- Origin: Mainz, Germany
- Founded: 1955
- Genre: Mixed choir
- Members: 100
- Chief conductor: Ralf Otto
- Website: www.bachchormainz.de

= Bachchor Mainz =

German mixed choir

The Bachchor Mainz is a mixed choir in Mainz, Germany, founded in 1955 by Diethard Hellmann who directed it for 30 years, focused on works by Johann Sebastian Bach and other Baroque composers. His successor Ralf Otto expanded the repertoire, especially by rarely performed contemporary music, and made the group known internationally.

== History ==
The Bachchor Mainz was founded by Diethard Hellmann in 1955. He conducted the group for 30 years, initiating a series of weekly Bach cantatas in collaboration with the broadcaster.

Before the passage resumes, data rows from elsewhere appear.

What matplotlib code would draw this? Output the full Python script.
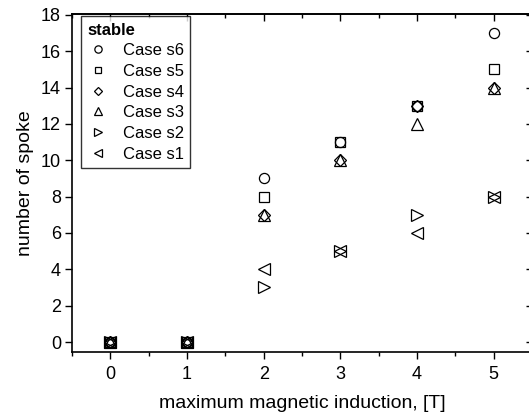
import matplotlib
matplotlib.use("Agg")
import matplotlib.pyplot as plt
from matplotlib.ticker import MultipleLocator, NullFormatter

plt.rcParams['font.family'] = ['Liberation Sans', 'DejaVu Sans']

x = [0, 1, 2, 3, 4, 5]
series = {
    "Case s6": [0, 0, 9, 11, 13, 17],
    "Case s5": [0, 0, 8, 11, 13, 15],
    "Case s4": [0, 0, 7, 10, 13, 14],
    "Case s3": [0, 0, 7, 10, 12, 14],
    "Case s2": [0, 0, 3, 5, 7, 8],
    "Case s1": [0, 0, 4, 5, 6, 8],
}
markers = {"Case s6": "o", "Case s5": "s", "Case s4": "D", "Case s3": "^",
           "Case s2": ">", "Case s1": "<"}
sizes = {"Case s6": 7.3, "Case s5": 6.8, "Case s4": 5.8, "Case s3": 8.2,
         "Case s2": 8.2, "Case s1": 8.2}

W, H = 529, 417
fig = plt.figure(figsize=(W/100, H/100), dpi=100)
L, R, T, B = 72, 532, 14, 352
ax = fig.add_axes([L/W, 1 - B/H, (R - L)/W, (B - T)/H])

for name, vals in series.items():
    ax.plot(x, vals, linestyle='none', marker=markers[name], markersize=sizes[name],
            markerfacecolor='none', markeredgecolor='black',
            markeredgewidth=0.9, label=name)

ax.set_xlim(-0.5, 5.5)
ax.set_ylim(-0.55, 18.05)
ax.xaxis.set_major_locator(MultipleLocator(1))
ax.xaxis.set_minor_locator(MultipleLocator(0.5))
ax.yaxis.set_major_locator(MultipleLocator(2))
ax.tick_params(axis='x', which='major', direction='out', length=5, width=1,
               labelsize=13, pad=5, top=False)
ax.tick_params(axis='x', which='minor', direction='out', length=3, width=1, top=False)
ax.tick_params(axis='y', which='major', direction='out', length=5, width=1,
               labelsize=13, pad=3, right=False)
for spine in ax.spines.values():
    spine.set_linewidth(1.2)

# top and right ticks pointing inward
secx = ax.secondary_xaxis('top')
secx.xaxis.set_major_locator(MultipleLocator(1))
secx.xaxis.set_minor_locator(MultipleLocator(0.5))
secx.xaxis.set_major_formatter(NullFormatter())
secx.tick_params(axis='x', which='major', direction='in', length=5, width=1)
secx.tick_params(axis='x', which='minor', direction='in', length=3, width=1)
secx.spines['top'].set_linewidth(1.2)
secy = ax.secondary_yaxis('right')
secy.yaxis.set_major_locator(MultipleLocator(2))
secy.yaxis.set_major_formatter(NullFormatter())
secy.tick_params(axis='y', which='major', direction='in', length=4, width=1)

ax.set_xlabel("maximum magnetic induction, [T]", fontsize=14, labelpad=9)
ax.set_ylabel("number of spoke", fontsize=14, labelpad=5)

leg = ax.legend(loc='upper left', title="stable", frameon=True, fancybox=False,
                edgecolor='black', fontsize=12, handletextpad=0.85,
                borderaxespad=0.0, borderpad=0.4, labelspacing=0.34,
                handlelength=1.25, markerscale=0.72, alignment='left',
                bbox_to_anchor=((81 - L)/(R - L), (B - 16)/(B - T)))
leg.get_frame().set_linewidth(1.0)
leg.get_title().set_fontweight('bold')
leg.get_title().set_fontsize(12)

fig.savefig("out.png", dpi=100)
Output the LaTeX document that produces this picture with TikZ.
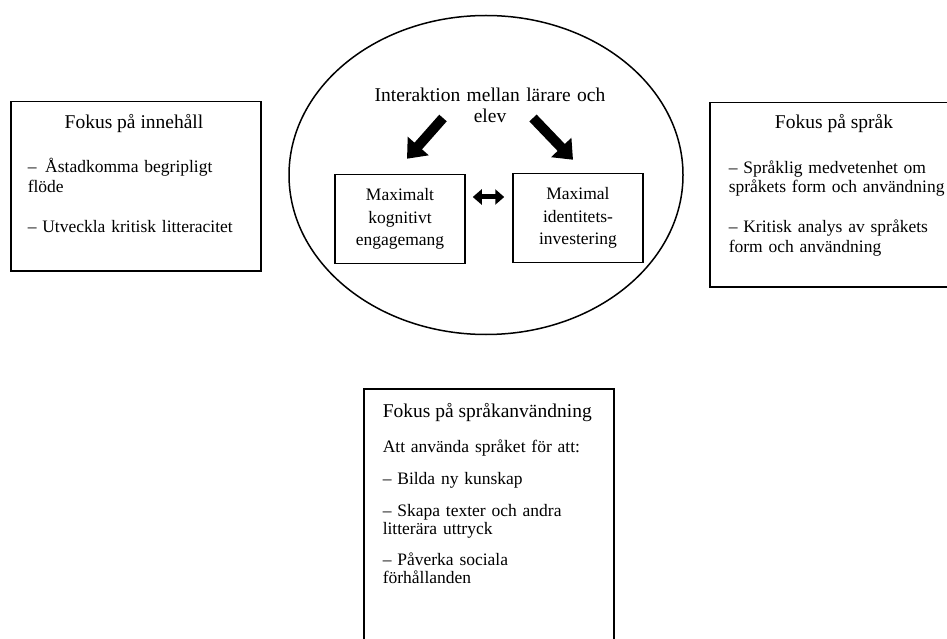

His successor included rarely performed works, especially contemporary music, but also pursued historically informed performances of older music. The choir worked with conductors such as Eliahu Inbal, Michael Gielen, Enoch zu Guttenberg, Péter Eötvös, Georges Prêtre, Peter Schreier, Ádám Fischer, Sylvain Cambreling, Riccardo Chailly and Philippe Jordan.

== Concerts ==
The Bachchor Mainz has performed regularly on tours in Germany and abroad, including France, Israel, Poland, Spain, and South America. It has performed regularly in the Philharmonische Konzerte at the Opernhaus Zürich since 1992. In 2003 it was ranked as best choir of the year by the association of critics in Argentina. The choir participated in festivals such as Rheingau Musik Festival, Mosel Musikfestival (singing in the opening concerts of 2013, 2015 and 2018), Weilburger Schlosskonzerte, Festival Europäische Kirchenmusik in Schwäbisch Gmünd, Echternach Music Festival and the Internationale Maifestspiele Wiesbaden.

In October 2018, the Bachchor Mainz performed the world premiere Gerhard Müller-Hornbach oratorio Im Spiegel der Angst, a commission of the Protestant Church in Hesse and Nassau on the occasion of 500 years Reformation in 2017.

== Recordings ==
In 2017, the Bachchor Mainz began a series of CDs of Bach's major works, the St John Passion, the St Matthew Passion, the Christmas Oratorio and the Mass in B minor.